From an nearly impossible situation, one couple simply went about doing the one thing they knew how to do. From that came one of the region’s most popular cheeses.
Where Is It From?
Llanes concejo sits in the eastern coastal corner of Asturias. It is situated between a spectacular collection of beaches and the almost sheer wall of of the Sierra del Cuera sub range. Rising to 750 meters at L’Abá, this wall overlooks a series of lush green valleys. In these valleys live the brown Tudanca and Frisian cows that provide the milk for this cheese.
How Ahumado de Pría Is Made
Ahumado de Pría is made from pasteurized cow’s milk and an addition of sheep’s milk whey.

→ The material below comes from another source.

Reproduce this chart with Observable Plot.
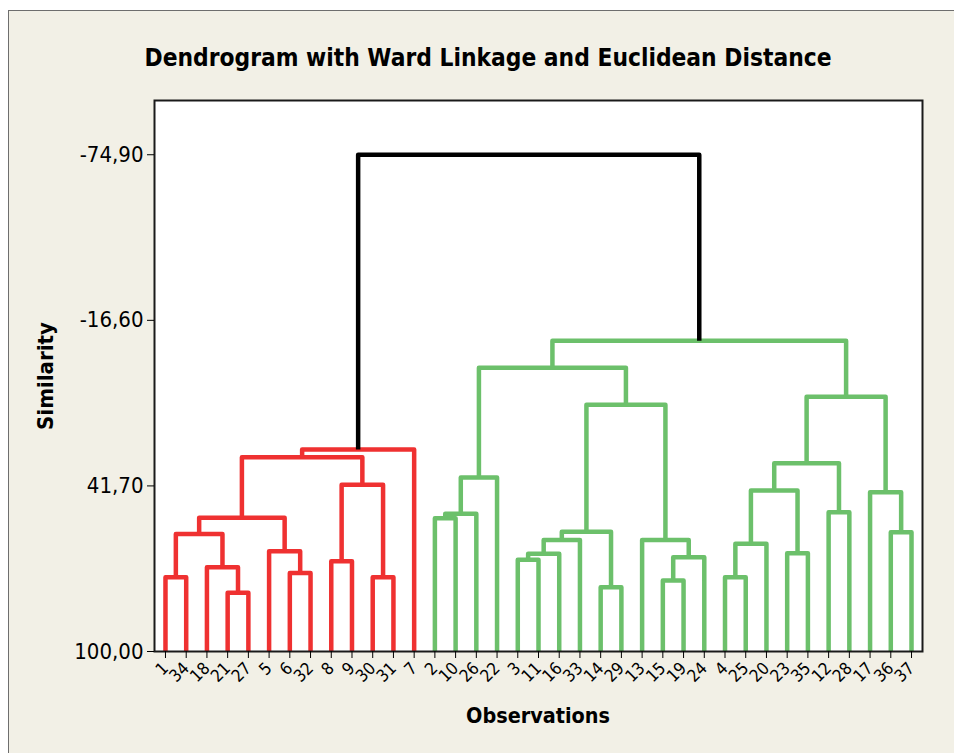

It is first long-pressed in a cheesecloth mold. After pressing, the cheesemaker brines it and cures the wheels for 30-40 days. After curing, the mold is washed off and they are brined again before being smoked with oak and beech.
History
Ahumado de Pría is the singular labor of one Juan Inés Blanco, who had spent the Spanish civil war in Cantabria. There he had learned to make cheese from a friend who had a cheese factory. When the civil war ended, Juan married Palmira Granda Pontigo and returned to his hometown of La Pesa de Pría in Llanes.
Not knowing what else to do to support themselves, they bought milk from neighbors and friends and made cheese in small quantities. This proved to be a good move, and the cheese business supported the growing family for decades.
In the 1970s, two of Juan’s sons developed the smoked cheese that ended up being the big hit for the business. Very quickly it rose to a prominent position among Asturian cheeses – a position it still occupies today.
Uses For Ahumado de Pría
This is probably one of the most popular cheeses in Asturias, and it is almost impossible to find a restaurant cheese board (tabla de quesos) in Asturias that doesn’t feature it.
I love this cheese. My whole family loves this cheese. It melts very well. Well enough that it makes an amazing grilled cheese sandwich. We love it on crackers, or paired with fruits. It is pretty amazing shredded over pasta. Try it mixed with your mozzarella as a pizza cheese…
Recipes
No recipes on this site currently use Ahumado de Pría
Where To Find Ahumado de Pría
This is a very easy to find cheese in Asturias. You don’t have to look past your local supermarket or corner store usually. As I mentioned above, it is impossible not to run into it on cheese samplers as well.
Despaña, and perhaps other importers in the US have Ahumado de Pría in stock.